Mass-market nostalgia gets you hopped up for a past that never existed. Hagiography sanctifies shuck-and-jive politicians and reinvents their expedient gestures as moments of moral weight. Our continuing narrative line is blurred past truth and hindsight. Only a reckless verisimilitude can set that line straight.
The real Trinity of Camelot was Look Good, Kick Ass, Get Laid. Jack Kennedy was the mythological front man for a particularly juicy slice of our history. He talked a slick line and wore a world-class haircut. He was Bill Clinton minus pervasive media scrutiny and a few rolls of flab.
Jack got whacked at the optimum moment to assure his sainthood. Lies continue to swirl around his eternal. It’s time to dislodge his run and cast light on a few men who attended his ascent and facilitated his fall.
They were rogue cops and shakedown artists. They were wiretappers and soldiers of fortune and faggot lounge entertainers. Had one second of their lives deviated off course, American History would not exist as we know it.
It’s time to demythologize an era and build a new myth from the gutter to the stars. It’s time to embrace bad men and the price they paid to secretly define their time.
Here’s to them."
So begins James Elroy’s brilliant novel American Tabloid, an effort that earned Time magazine’s Novel of the Year recognition in 1995. Parker described it as "the most exciting fever dream ever by a conspiracy nut." He also said," It’s absolutely brilliant. I couldn’t stop reading."
A fever dream. That certainly describes the incredible violence and intense, staccato hard-boiled pacing that Ellroy has finally mastered with this novel; however, I think it sells the book short on content.
The book ends as JFK gets assassinated in Dallas. Oswald was there, but he was the fall guy. Ellroy’s version of history has the plan going down as a Mafia/CIA operation with the unspoken consent of FBI Director J. Edgar Hoover. The message was for Bobby Kennedy: back off the crusade against the mob; your brother’s blood is on your hands. The CIA wasn’t involved at the administration level, but several operatives were pissed that JFK held back on the Bay of Pigs.
I’m not going to say that this novel is anywhere close to non-fiction, but I do find the broad ideas much easier to swallow than a lone gunmen theory.
Adios Camelot; I never really saw the appeal anyway.

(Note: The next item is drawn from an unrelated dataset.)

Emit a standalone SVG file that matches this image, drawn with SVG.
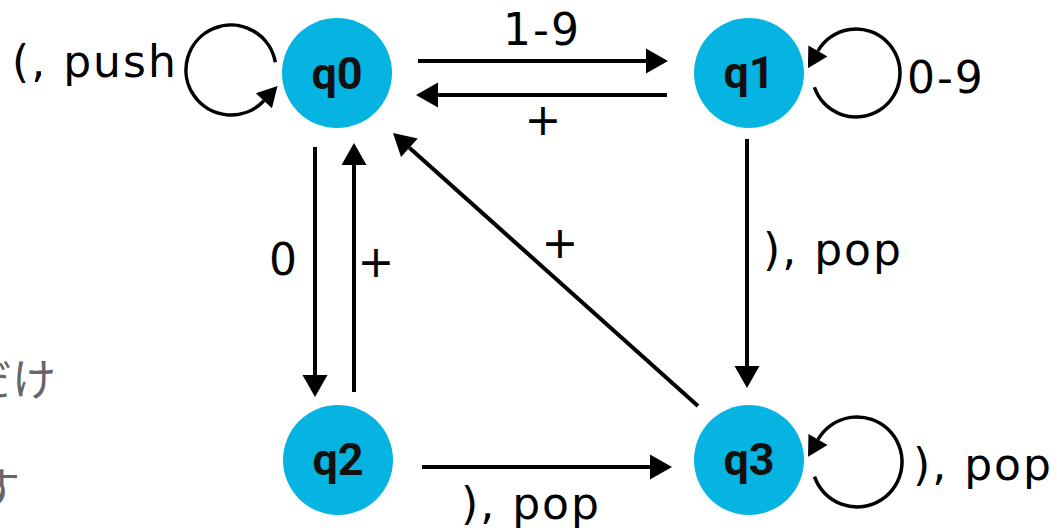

The Cold Six Thousand is James Ellroy’s follow up to American Tabloid. Two of the three main characters remain intact; one more main character is introduced. The Cold Six Thousand meanders through the aftermath of JFK’s assassination, Vietnam, heroin pushing, and race relations in the south and culminates with the assassinations of MLK Jr. and RFK. It’s good, but a notch below American Tabloid because it can’t match the frenzied pace or the historical intrigue surrounding the material.